DTrace is really good. I'm sure most of you know that by now, so I'm not telling you anything new. But I was in an internal presentation on DTrace the other day, and I was just blown away by the ease with which the presenter created D scripts (the DTrace language) to find out what was happening on a system, and then drill down further.

Up to now I have always viewed Solaris Containers as the most useful feature of Solaris 10 i.e. the feature that you would benefit from the most, and would be the one that made you migrate to Solaris 10. But after this presentation I have changed my mind. DTrace gives you so much observability on what is happening on your system. And it does it immediately, non-intrusively (no need to recompile your application), in real time (meaning as it happens with no special set up), gives you as much detail as you want (including access to all arguments to functions and system calls), and is totally safe and always ready to use in Solaris 10.

Presuming that most application environments have some inefficiency or other in them, DTrace just opens up everything for you to find out where your bottlenecks are, and help identify the root causes of them. And you don't need the source code of any application to do this.

Want to see what is consuming up all the I/O on the system? Then write a small DTrace script to count the calls to the read and write system calls. In fact, also look at the size of each I/O too, and show the distribution and count the I/Os by process.

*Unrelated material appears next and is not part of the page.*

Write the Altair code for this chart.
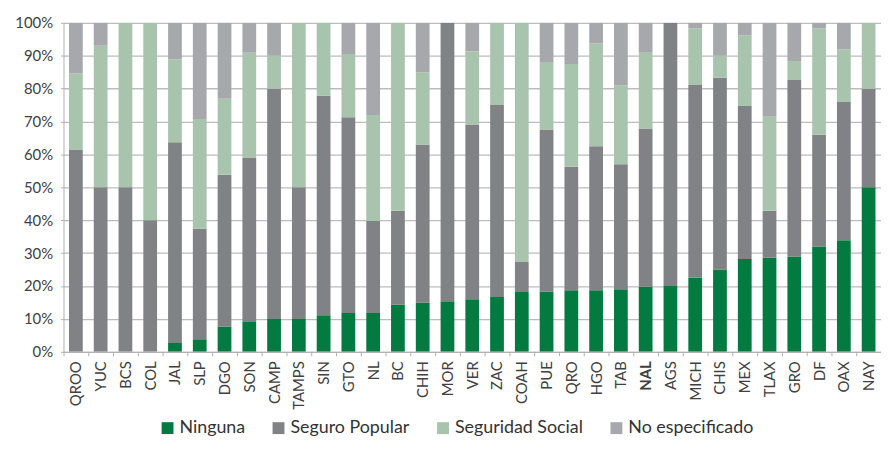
import altair as alt
import pandas as pd

states = ["QROO", "YUC", "BCS", "COL", "JAL", "SLP", "DGO", "SON", "CAMP", "TAMPS",
          "SIN", "GTO", "NL", "BC", "CHIH", "MOR", "VER", "ZAC", "COAH", "PUE",
          "QRO", "HGO", "TAB", "NAL", "AGS", "MICH", "CHIS", "MEX", "TLAX", "GRO",
          "DF", "OAX", "NAY"]

ninguna = [0, 0, 0, 0, 2.7, 3.8, 7.7, 9.1, 10, 10, 11.1, 11.8, 11.8, 14.3, 15, 15.4,
           16, 16.7, 18.2, 18.3, 18.75, 18.75, 19, 19.8, 20, 22.5, 25, 28.2, 28.6, 29,
           32, 33.9, 50]
seguro_popular = [61.5, 50, 50, 40, 61, 33.6, 46.2, 50, 70, 40, 66.7, 59.5, 28, 28.6,
                  48, 84.6, 53.2, 58.3, 9.1, 49.3, 37.5, 43.75, 38, 48.1, 80, 58.6,
                  58.3, 46.5, 14.3, 53.6, 34, 42, 30]
seguridad_social = [23.1, 43, 50, 60, 25.2, 33.4, 23.1, 31.8, 10, 50, 22.2, 19.2, 32.2,
                    57.1, 22, 0, 22.2, 25, 72.7, 20.5, 31.25, 31.25, 24, 23.2, 0, 17.2,
                    6.7, 21.5, 28.6, 5.8, 32.3, 16.1, 20]
no_especificado = [15.4, 7, 0, 0, 11.1, 29.2, 23.1, 9.1, 10, 0, 0, 9.5, 28, 0, 15, 0,
                   8.7, 0, 0, 11.9, 12.5, 6.25, 19, 8.9, 0, 1.7, 10, 3.8, 28.6, 11.6,
                   1.7, 8, 0]

series_names = ["Ninguna", "Seguro Popular", "Seguridad Social", "No especificado"]
series_values = [ninguna, seguro_popular, seguridad_social, no_especificado]
colors = ["#037b40", "#808285", "#a8c4ad", "#a7a8ac"]

rows = []
for k, (name, vals) in enumerate(zip(series_names, series_values)):
    for st, v in zip(states, vals):
        rows.append({"estado": st, "serie": name, "valor": v, "orden": k})
df = pd.DataFrame(rows)

font = "Lato"

chart = alt.Chart(df).mark_bar(width=alt.RelativeBandSize(0.555), clip=True).encode(
    x=alt.X("estado:N", sort=states, title=None,
            scale=alt.Scale(paddingInner=0, paddingOuter={"expr": "-0.155"}, align=0),
            axis=alt.Axis(labelAngle=270, labelFontSize=15, labelColor="#404040",
                          labelFont=font, labelPadding=5, tickSize=4, tickColor="#b0b0b0",
                          tickBand="extent", domainColor="#b0b0b0", domainWidth=1,
                          labelFontWeight={"condition": {"test": "datum.value === 'NAL'",
                                                         "value": "bold"},
                                           "value": "normal"})),
    y=alt.Y("valor:Q", stack="normalize", title=None,
            scale=alt.Scale(domain=[0, 1]),
            axis=alt.Axis(format=".0%", values=[i / 10 for i in range(11)],
                          labelFontSize=15, labelColor="#404040", labelFont=font,
                          labelPadding=8, tickSize=3, tickColor="#b0b0b0",
                          domainColor="#b0b0b0", gridColor="#bcbcbc", gridWidth=1.3)),
    color=alt.Color("serie:N", sort=series_names,
                    scale=alt.Scale(domain=series_names, range=colors),
                    legend=alt.Legend(title=None, orient="none", direction="horizontal",
                                      legendX=96, legendY=400, symbolType="square",
                                      symbolSize=144, symbolStrokeWidth=0,
                                      labelFontSize=18, labelFont=font,
                                      labelColor="#333333", columnPadding=24,
                                      labelOffset=3, padding=0)),
    order=alt.Order("orden:Q", sort="ascending"),
).properties(
    width=825, height=332,
    autosize=alt.AutoSizeParams(type="none"),
    padding={"left": 56, "top": 13, "right": 0, "bottom": 86},
).configure_view(stroke=None)

chart.save("out.html", embed_options={"renderer": "svg", "actions": False})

I know that this is all standard DTrace stuff, and that it has all been described many times in the DTrace documentation and other articles and blogs. So I won't waste time trying to describe what DTrace is capable of. I just wanted to say, that if I was an administrator or developer I would be begging for Solaris 10, so that I could use DTrace to investigate any anomaly with the system.

Containers would take some time to do all the necessary work: design the final configuration, set it all up, migrate the applications over from other systems and environments into each container, and require monitoring to ensure that performance of each application was acceptable. But DTrace I could use immediately on Solaris 10, on all applications, regardless of their configuration and set up.